Ao mesmo tempo, descobri algo novo sobre mim: ser feliz é, também, ser-se calmo, encontrar uma tranquilidade e uma firmeza na nossa identidade que não tinha antes sido descoberta. Ser feliz é sermos nós mesmos. Não é sorrir ansiosamente para o ar, à espera da validação de todos aqueles que nos rodeiam, como migalhas que nos levam de volta a uma casa a que nunca pertencemos de verdade. Porque não, nós não pertencemos às “casas” ou “caixas” em que nos colocam. Nós temos as nossas raízes, mas somos nós que construímos o nosso telhado.
O nosso passado estrutura as paredes, mas só o nosso presente as pode consolidar e lhe fornecer a resistência necessária para enfrentar as intempéries. E, às vezes, só nós sabemos a força das tempestades, só nós ouvimos o ribombar dos trovões… Mas a bonança aparece quando menos esperamos, numa brecha de luz que não notámos antes no cenário da nossa vida. E, como dizia Leonard Cohen: em tudo há uma fenda, mas é assim que a luz penetra.
Ia dar por terminada esta reflexão, com uma conclusão formal que acusa o meu papel recém-adquirido de ‘secretário que escreve atas’. Mas isso fez-me pensar em como o ser humano é multi-facetado. Somos filhos, irmãos, netos, amigos, amantes, secretários, coordenadores, estudantes… Nos filmes, deixamo-nos inspirar pelo herói que se move por uma única paixão, quer seja um ideal amoroso ou um ideal profissional – porém, como resistir a explorar todas as nossas vertentes? Como não percorrer esses caminhos que nos levam a divergir tanto de nós mesmos – e que ainda assim fazem todos parte do que somos?

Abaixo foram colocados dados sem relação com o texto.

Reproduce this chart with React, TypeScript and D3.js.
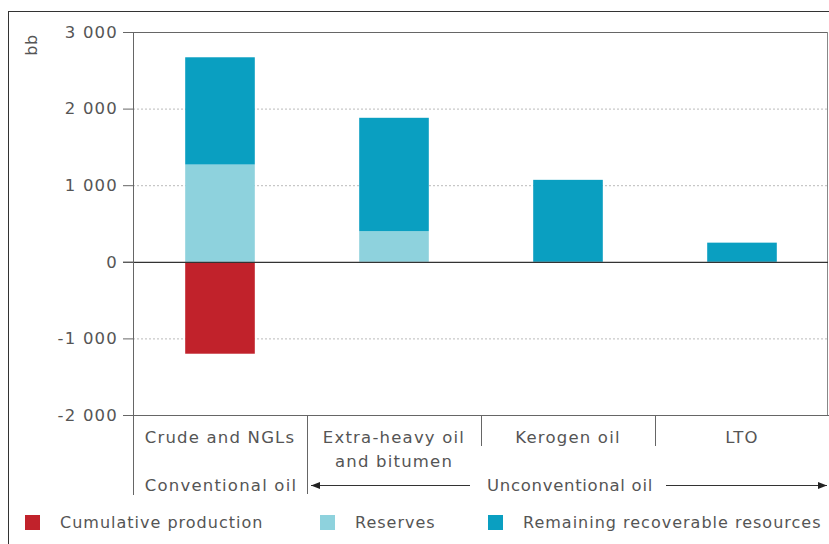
import React, { useEffect, useRef } from "react";
import * as d3 from "d3";

const categories = ["Crude and NGLs", "Extra-heavy oil|and bitumen", "Kerogen oil", "LTO"];
const cumulativeProduction = [-1200, 0, 0, 0];
const reserves = [1270, 400, 0, 0];
const remaining = [1400, 1480, 1070, 250];
const yTicks = [-2000, -1000, 0, 1000, 2000, 3000];

const seriesNames = ["Cumulative production", "Reserves", "Remaining recoverable resources"];
const seriesColors = ["#c1222b", "#8ed2dd", "#0a9fc1"];

const width = 829;
const height = 544;
const font = "'DejaVu Sans', sans-serif";
const textColor = "#555";

export default function App() {
  const ref = useRef<SVGSVGElement>(null);

  useEffect(() => {
    const svg = d3.select(ref.current);
    svg.selectAll("*").remove();

    const x = d3.scaleBand().domain(categories).range([133, 829]).paddingInner(0.6).paddingOuter(0.3);
    const y = d3.scaleLinear().domain([-2000, 3000]).range([415, 32]);
    const fmt = (v: number) => d3.format(",")(v).replace(",", " ").replace("\u2212", "-");

    const label = (sel: any, size = 16.5, ls = 1.2) =>
      sel.attr("font-family", font).attr("font-size", size).attr("letter-spacing", ls).attr("fill", textColor);

    // outer frame
    svg.append("line").attr("x1", 8.5).attr("x2", 8.5).attr("y1", 11).attr("y2", height).attr("stroke", "#333");
    svg.append("line").attr("x1", 8).attr("x2", width).attr("y1", 11.5).attr("y2", 11.5).attr("stroke", "#333");

    // dotted grid
    svg.selectAll(".grid")
      .data(yTicks.filter(t => t !== 0 && t !== 3000 && t !== -2000))
      .enter().append("line")
      .attr("x1", 133).attr("x2", 828)
      .attr("y1", d => y(d) + 0.5).attr("y2", d => y(d) + 0.5)
      .attr("stroke", "#bbb").attr("stroke-dasharray", "2,2");

    // plot frame
    svg.append("line").attr("x1", 123).attr("x2", 828).attr("y1", y(3000) + 0.5).attr("y2", y(3000) + 0.5).attr("stroke", "#666");
    svg.append("line").attr("x1", 827.5).attr("x2", 827.5).attr("y1", y(3000)).attr("y2", y(-2000)).attr("stroke", "#888");
    svg.append("line").attr("x1", 123).attr("x2", 829).attr("y1", y(-2000) + 0.5).attr("y2", y(-2000) + 0.5).attr("stroke", "#666");

    // stacked bars
    const layers = [
      categories.map((c, i) => ({ c, y0: 0, y1: cumulativeProduction[i] })),
      categories.map((c, i) => ({ c, y0: 0, y1: reserves[i] })),
      categories.map((c, i) => ({ c, y0: reserves[i], y1: reserves[i] + remaining[i] })),
    ];
    layers.forEach((layer, li) => {
      svg.append("g").selectAll("rect")
        .data(layer.filter(d => d.y1 !== d.y0))
        .enter().append("rect")
        .attr("x", d => x(d.c)!)
        .attr("width", x.bandwidth())
        .attr("y", d => y(Math.max(d.y0, d.y1)))
        .attr("height", d => Math.abs(y(d.y0) - y(d.y1)))
        .attr("fill", seriesColors[li]);
    });

    // zero line
    svg.append("line").attr("x1", 123).attr("x2", 828).attr("y1", y(0) + 0.5).attr("y2", y(0) + 0.5).attr("stroke", "#333").attr("stroke-width", 1.2);

    // y axis
    svg.append("line").attr("x1", 133.5).attr("x2", 133.5).attr("y1", y(3000)).attr("y2", 495).attr("stroke", "#666");
    const yt = svg.append("g").selectAll("g").data(yTicks).enter().append("g");
    yt.append("line").attr("x1", 123).attr("x2", 133).attr("y1", d => y(d) + 0.5).attr("y2", d => y(d) + 0.5).attr("stroke", "#666");
    label(yt.append("text").attr("x", 118).attr("y", d => y(d)).attr("dy", "0.35em").attr("text-anchor", "end"))
      .text(d => fmt(d));

    label(svg.append("text").attr("transform", "translate(37,45) rotate(-90)").attr("text-anchor", "middle"), 16, 0.5)
      .text("bb");

    // category dividers
    const step = x.step();
    categories.forEach((c, i) => {
      if (i === 0) return;
      const xd = Math.round(x(c)! - step * 0.3) + 0.5;
      svg.append("line").attr("x1", xd).attr("x2", xd).attr("y1", 415).attr("y2", i === 1 ? 494 : 446).attr("stroke", "#666");
    });

    // category labels
    categories.forEach(c => {
      const cx = x(c)! + x.bandwidth() / 2;
      c.split("|").forEach((l, k) => {
        label(svg.append("text").attr("x", cx).attr("y", 443 + k * 24).attr("text-anchor", "middle")).text(l);
      });
    });

    // group labels
    const gy = 491;
    label(svg.append("text").attr("x", 221).attr("y", gy).attr("text-anchor", "middle")).text("Conventional oil");
    label(svg.append("text").attr("x", 570).attr("y", gy).attr("text-anchor", "middle"), 16.5, 0.7).text("Unconventional oil");

    const defs = svg.append("defs");
    defs.append("marker").attr("id", "arr").attr("viewBox", "0 0 10 10").attr("refX", 10).attr("refY", 5)
      .attr("markerWidth", 9).attr("markerHeight", 9).attr("orient", "auto-start-reverse")
      .append("path").attr("d", "M0,1L10,5L0,9Z").attr("fill", "#222");
    const ay = gy - 5.5;
    svg.append("line").attr("x1", 311).attr("x2", 470).attr("y1", ay).attr("y2", ay)
      .attr("stroke", "#333").attr("marker-start", "url(#arr)");
    svg.append("line").attr("x1", 666).attr("x2", 827).attr("y1", ay).attr("y2", ay)
      .attr("stroke", "#333").attr("marker-end", "url(#arr)");

    // legend
    const legendX = [25, 320, 488];
    seriesNames.forEach((n, i) => {
      svg.append("rect").attr("x", legendX[i]).attr("y", 515).attr("width", 15).attr("height", 15).attr("fill", seriesColors[i]);
      label(svg.append("text").attr("x", legendX[i] + 35).attr("y", 528), 16, 1.0).text(n);
    });
  }, []);

  return (
    <svg ref={ref} width={width} height={height}
      style={{ position: "absolute", left: 0, top: 0, background: "#fff" }} />
  );
}
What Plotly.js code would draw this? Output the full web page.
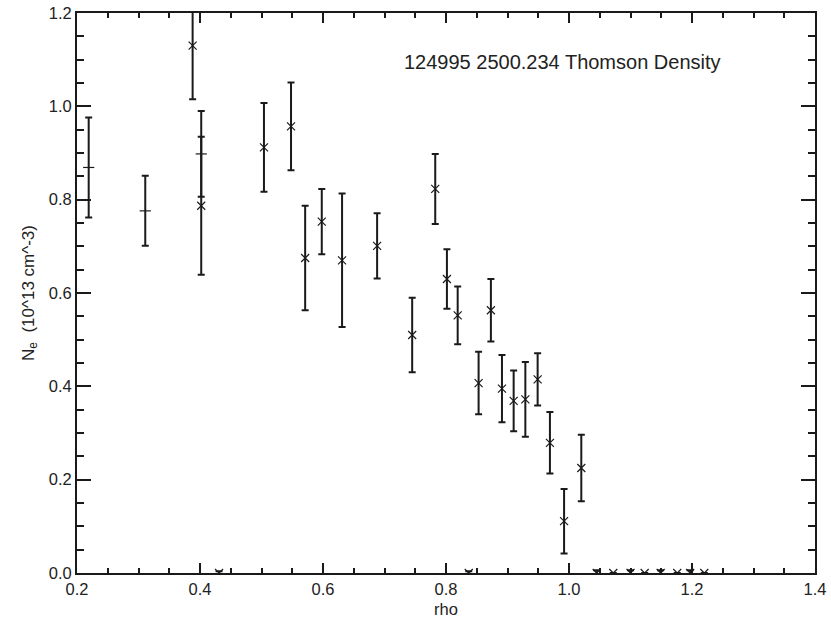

Regressamos, claro, ao tema do privilégio e de como esses caminhos estão muito mais acessíveis a uns do que a outros… Porém, surpreende-me esta riqueza humana, esta capacidade de ir muito além da Taprobana, dos limites que, sem querer, nos impomos. Somos tão mais do que achamos… Por que não tentamos ser tudo?
Certo, não podemos ser tudo, mas também não podemos não ser nada. A chave está no equilíbrio – no nosso próprio equilíbrio, individual, que não se encontra à superfície. É preciso mergulhar para o descobrir, ir mais além, navegar por mares nunca dantes navegados. E eu sinto-me, finalmente, mais que pronto para entrar nessa vi(r)agem. Nessa vi(r)agem em direção à vida (mais) adulta. Tenho 20 anos e sinto-me como uma criança, porque parece que a vida começa agora. E não começa mesmo? A vida é a sério agora, o momento é já. E eu estou muito feliz por ver o sol a despontar em todas as manhãs que se aproximam!
Com muito carinho,
Do vosso Ricardo
P.S.: O meu lado de secretário está fora de controlo. Esta crónica começou a ser escrita às 00h30m do dia 22 de setembro e foi terminada às 01h19m do mesmo dia. Sem mais nada a acrescentar, dou por terminada esta crónica, com um último desejo: sejam FELIZES!